═════ STORED ROWS ═════

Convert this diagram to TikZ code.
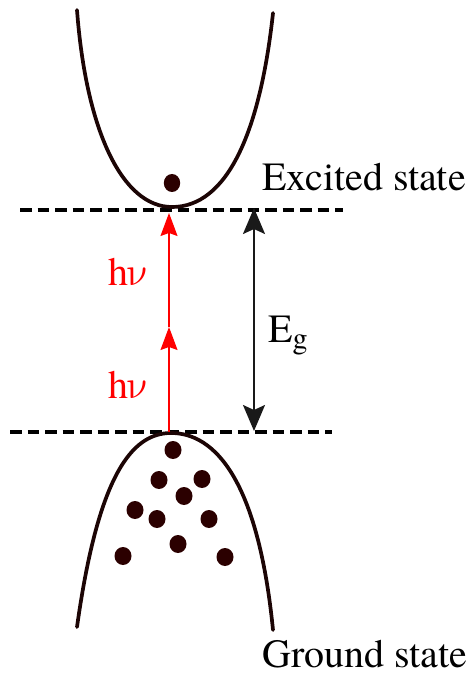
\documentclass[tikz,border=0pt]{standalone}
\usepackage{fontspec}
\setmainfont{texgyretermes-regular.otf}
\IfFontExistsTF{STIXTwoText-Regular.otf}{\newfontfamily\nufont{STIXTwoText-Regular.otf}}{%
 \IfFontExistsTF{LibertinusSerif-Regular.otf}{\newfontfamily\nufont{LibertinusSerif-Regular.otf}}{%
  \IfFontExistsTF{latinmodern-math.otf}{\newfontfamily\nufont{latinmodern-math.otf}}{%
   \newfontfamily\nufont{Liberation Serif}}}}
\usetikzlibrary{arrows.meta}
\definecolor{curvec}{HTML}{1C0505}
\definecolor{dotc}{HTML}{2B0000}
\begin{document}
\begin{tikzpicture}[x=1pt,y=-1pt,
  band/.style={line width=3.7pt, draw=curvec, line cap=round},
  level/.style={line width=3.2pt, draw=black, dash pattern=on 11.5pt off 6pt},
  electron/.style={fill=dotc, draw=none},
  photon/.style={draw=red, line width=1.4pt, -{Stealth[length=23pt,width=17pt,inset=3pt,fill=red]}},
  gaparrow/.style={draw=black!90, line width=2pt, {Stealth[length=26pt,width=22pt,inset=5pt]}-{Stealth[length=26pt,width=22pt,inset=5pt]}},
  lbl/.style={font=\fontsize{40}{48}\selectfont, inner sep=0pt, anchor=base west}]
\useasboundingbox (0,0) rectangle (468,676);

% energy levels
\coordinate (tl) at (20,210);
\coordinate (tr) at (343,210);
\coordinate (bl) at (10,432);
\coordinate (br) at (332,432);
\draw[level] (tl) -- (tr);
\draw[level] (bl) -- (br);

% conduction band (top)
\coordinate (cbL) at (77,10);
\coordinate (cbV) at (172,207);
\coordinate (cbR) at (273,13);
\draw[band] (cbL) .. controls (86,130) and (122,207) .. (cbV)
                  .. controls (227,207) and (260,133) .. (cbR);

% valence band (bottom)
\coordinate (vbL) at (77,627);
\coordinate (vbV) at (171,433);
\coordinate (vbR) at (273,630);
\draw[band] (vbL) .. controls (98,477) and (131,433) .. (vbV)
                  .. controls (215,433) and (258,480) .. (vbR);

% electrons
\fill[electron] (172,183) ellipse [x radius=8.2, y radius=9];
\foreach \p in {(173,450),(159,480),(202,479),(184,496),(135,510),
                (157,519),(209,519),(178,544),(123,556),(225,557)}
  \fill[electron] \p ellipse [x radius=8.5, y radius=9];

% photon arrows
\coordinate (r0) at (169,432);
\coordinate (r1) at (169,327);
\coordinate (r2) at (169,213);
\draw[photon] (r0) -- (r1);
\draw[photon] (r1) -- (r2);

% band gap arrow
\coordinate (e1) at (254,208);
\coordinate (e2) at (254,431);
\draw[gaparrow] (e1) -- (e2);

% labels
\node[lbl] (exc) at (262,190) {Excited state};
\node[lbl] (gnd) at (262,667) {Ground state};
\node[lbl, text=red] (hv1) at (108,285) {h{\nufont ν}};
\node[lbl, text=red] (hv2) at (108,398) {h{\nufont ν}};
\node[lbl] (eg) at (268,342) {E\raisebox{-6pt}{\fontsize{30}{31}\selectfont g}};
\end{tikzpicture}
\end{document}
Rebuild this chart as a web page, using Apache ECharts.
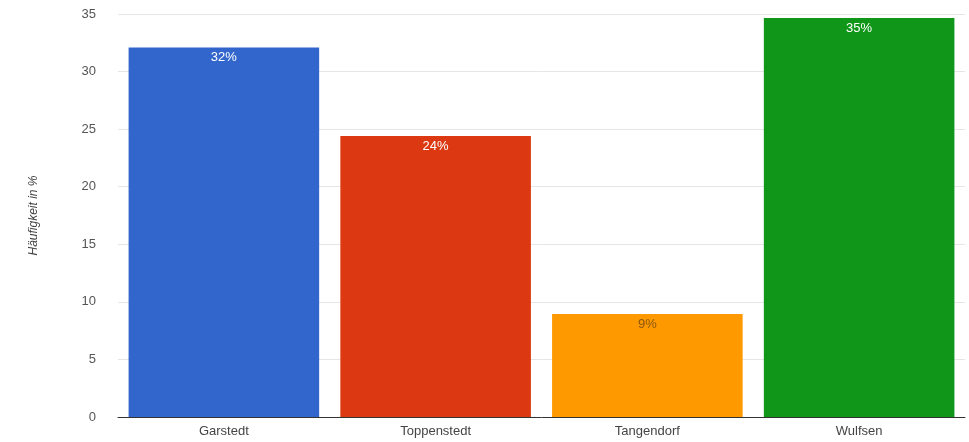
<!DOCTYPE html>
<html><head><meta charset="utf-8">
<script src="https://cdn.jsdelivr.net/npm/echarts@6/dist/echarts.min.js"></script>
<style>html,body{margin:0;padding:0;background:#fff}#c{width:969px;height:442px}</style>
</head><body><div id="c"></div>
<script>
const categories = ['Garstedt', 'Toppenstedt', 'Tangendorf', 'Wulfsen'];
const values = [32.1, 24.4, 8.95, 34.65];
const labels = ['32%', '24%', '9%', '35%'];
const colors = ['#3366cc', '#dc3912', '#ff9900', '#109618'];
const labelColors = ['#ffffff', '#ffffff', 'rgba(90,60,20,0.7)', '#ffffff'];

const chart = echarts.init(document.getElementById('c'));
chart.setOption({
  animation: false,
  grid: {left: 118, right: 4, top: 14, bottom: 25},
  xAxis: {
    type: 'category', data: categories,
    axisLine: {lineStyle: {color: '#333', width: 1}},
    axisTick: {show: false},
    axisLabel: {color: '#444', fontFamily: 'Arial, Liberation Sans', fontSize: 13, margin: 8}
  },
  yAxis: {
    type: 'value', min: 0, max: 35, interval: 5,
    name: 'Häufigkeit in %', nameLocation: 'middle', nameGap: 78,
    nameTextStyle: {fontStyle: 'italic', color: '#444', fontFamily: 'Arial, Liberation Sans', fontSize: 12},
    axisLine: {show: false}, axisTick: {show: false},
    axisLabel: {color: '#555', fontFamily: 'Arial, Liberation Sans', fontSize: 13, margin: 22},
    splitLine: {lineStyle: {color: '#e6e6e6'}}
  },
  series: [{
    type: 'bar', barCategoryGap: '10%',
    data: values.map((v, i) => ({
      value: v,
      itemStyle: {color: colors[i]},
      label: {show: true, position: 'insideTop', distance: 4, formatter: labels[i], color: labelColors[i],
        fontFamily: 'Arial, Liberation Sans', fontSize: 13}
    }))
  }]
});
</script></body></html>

═════

#### [YOUR INSTRUCTIONS]
Within the entries above, work out how many lines contain the word "this". The number alone is the answer.

#### [FINISHED TASK]
2